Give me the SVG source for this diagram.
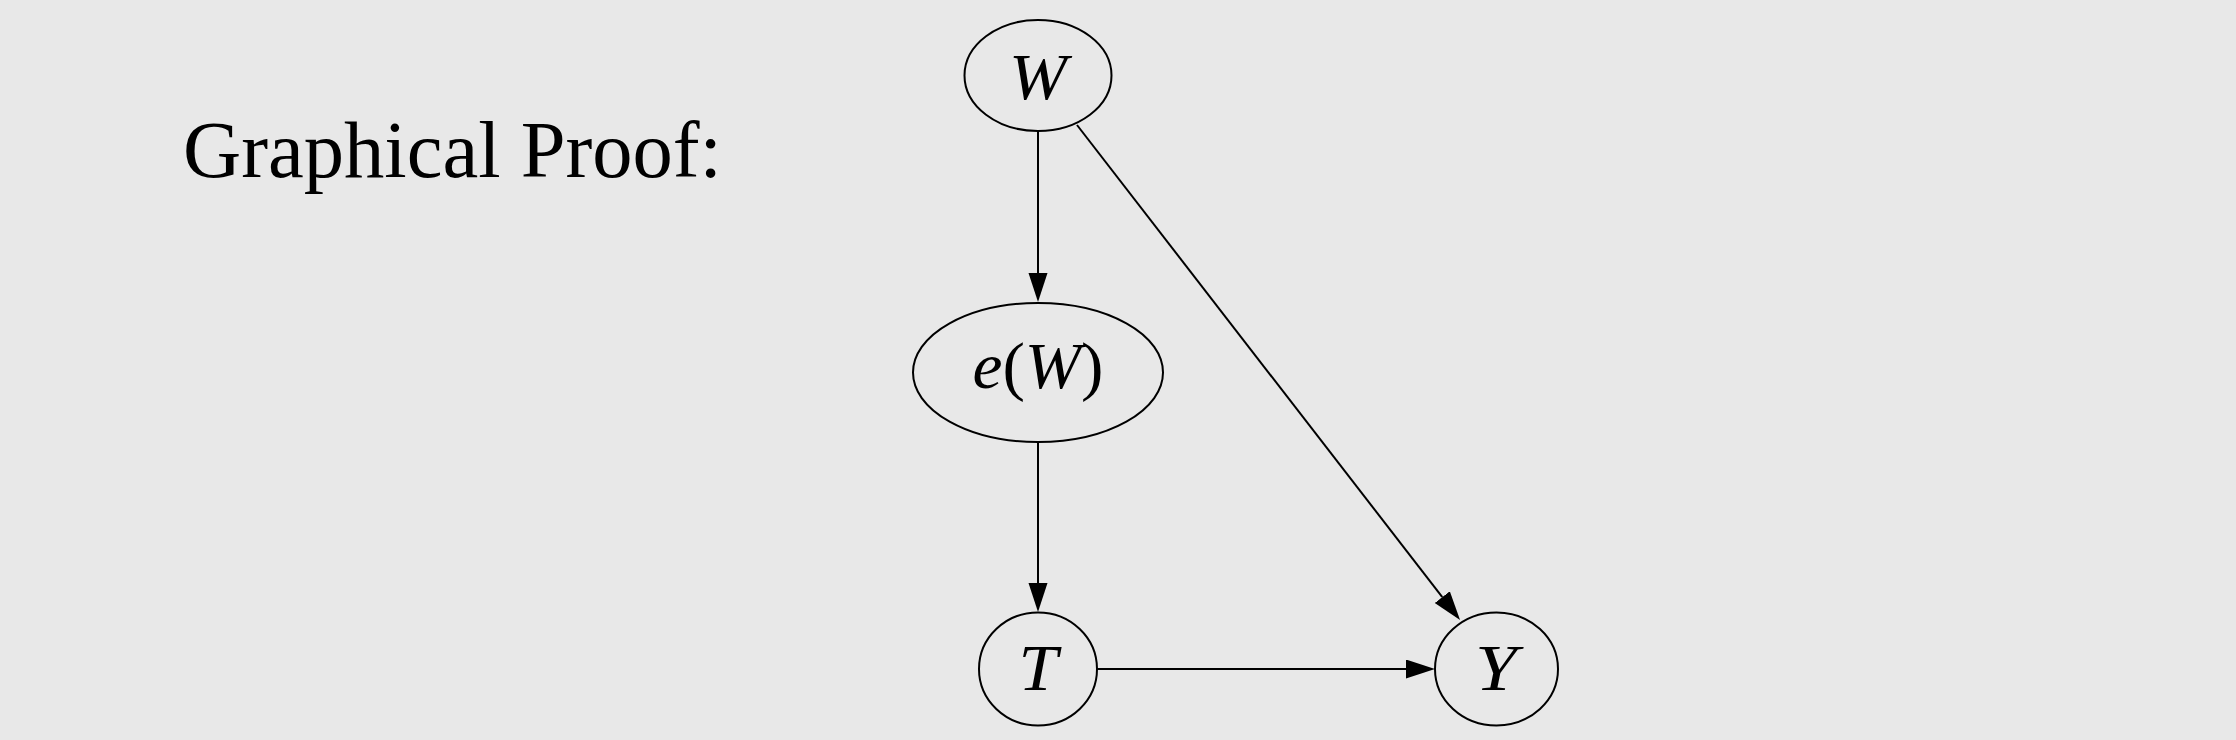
<svg xmlns="http://www.w3.org/2000/svg" width="2236" height="740" viewBox="0 0 2236 740">
  <style>
    .node ellipse { fill: none; stroke: #000; stroke-width: 2; }
    .lbl { font-family: "Liberation Serif", "Times New Roman", serif; font-size: 66px; font-style: italic; fill: #000; text-anchor: middle; }
    .up { font-style: normal; }
    .edge { fill: none; stroke: #000; stroke-width: 2; marker-end: url(#arrow); }
    .title { font-family: "Liberation Serif", "Times New Roman", serif; font-size: 80px; fill: #000; }
  </style>
  <defs>
    <marker id="arrow" markerUnits="userSpaceOnUse" markerWidth="30" markerHeight="20" refX="0" refY="9.5" orient="auto">
      <path d="M0,0 L29,9.5 L0,19 z" fill="#000"/>
    </marker>
  </defs>
  <rect x="0" y="0" width="2236" height="740" fill="#e8e8e8"/>
  <text class="title" x="183" y="177" textLength="539" lengthAdjust="spacingAndGlyphs">Graphical Proof:</text>
  <g id="connectors">
    <path class="edge" d="M1038,131 L1038,273"/>
    <path class="edge" d="M1038,442 L1038,583"/>
    <path class="edge" d="M1097,669 L1406,669"/>
    <path class="edge" d="M1077,125 L1442.3,597.1"/>
  </g>
  <g id="node-W" class="node">
    <ellipse cx="1038" cy="75.5" rx="73.5" ry="55.5"/>
    <text class="lbl" x="1038" y="99" textLength="58" lengthAdjust="spacingAndGlyphs">W</text>
  </g>
  <g id="node-eW" class="node">
    <ellipse cx="1038" cy="372.5" rx="125" ry="69.5"/>
    <text class="lbl" x="1038" y="388" textLength="131" lengthAdjust="spacingAndGlyphs">e<tspan class="up">(</tspan>W<tspan class="up">)</tspan></text>
  </g>
  <g id="node-T" class="node">
    <ellipse cx="1038" cy="669" rx="59" ry="56.5"/>
    <text class="lbl" x="1038" y="690" textLength="39" lengthAdjust="spacingAndGlyphs">T</text>
  </g>
  <g id="node-Y" class="node">
    <ellipse cx="1496.5" cy="669" rx="61.5" ry="56.5"/>
    <text class="lbl" x="1496" y="690" textLength="42" lengthAdjust="spacingAndGlyphs">Y</text>
  </g>
</svg>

++++

→ WORK TO DO
Please set down each line of the data above exactly as written, without the pictures.

→ RESULT OF THE EXERCISE
Give me the SVG source for this diagram.
<svg xmlns="http://www.w3.org/2000/svg" width="2236" height="740" viewBox="0 0 2236 740">
  <style>
    .node ellipse { fill: none; stroke: #000; stroke-width: 2; }
    .lbl { font-family: "Liberation Serif", "Times New Roman", serif; font-size: 66px; font-style: italic; fill: #000; text-anchor: middle; }
    .up { font-style: normal; }
    .edge { fill: none; stroke: #000; stroke-width: 2; marker-end: url(#arrow); }
    .title { font-family: "Liberation Serif", "Times New Roman", serif; font-size: 80px; fill: #000; }
  </style>
  <defs>
    <marker id="arrow" markerUnits="userSpaceOnUse" markerWidth="30" markerHeight="20" refX="0" refY="9.5" orient="auto">
      <path d="M0,0 L29,9.5 L0,19 z" fill="#000"/>
    </marker>
  </defs>
  <rect x="0" y="0" width="2236" height="740" fill="#e8e8e8"/>
  <text class="title" x="183" y="177" textLength="539" lengthAdjust="spacingAndGlyphs">Graphical Proof:</text>
  <g id="connectors">
    <path class="edge" d="M1038,131 L1038,273"/>
    <path class="edge" d="M1038,442 L1038,583"/>
    <path class="edge" d="M1097,669 L1406,669"/>
    <path class="edge" d="M1077,125 L1442.3,597.1"/>
  </g>
  <g id="node-W" class="node">
    <ellipse cx="1038" cy="75.5" rx="73.5" ry="55.5"/>
    <text class="lbl" x="1038" y="99" textLength="58" lengthAdjust="spacingAndGlyphs">W</text>
  </g>
  <g id="node-eW" class="node">
    <ellipse cx="1038" cy="372.5" rx="125" ry="69.5"/>
    <text class="lbl" x="1038" y="388" textLength="131" lengthAdjust="spacingAndGlyphs">e<tspan class="up">(</tspan>W<tspan class="up">)</tspan></text>
  </g>
  <g id="node-T" class="node">
    <ellipse cx="1038" cy="669" rx="59" ry="56.5"/>
    <text class="lbl" x="1038" y="690" textLength="39" lengthAdjust="spacingAndGlyphs">T</text>
  </g>
  <g id="node-Y" class="node">
    <ellipse cx="1496.5" cy="669" rx="61.5" ry="56.5"/>
    <text class="lbl" x="1496" y="690" textLength="42" lengthAdjust="spacingAndGlyphs">Y</text>
  </g>
</svg>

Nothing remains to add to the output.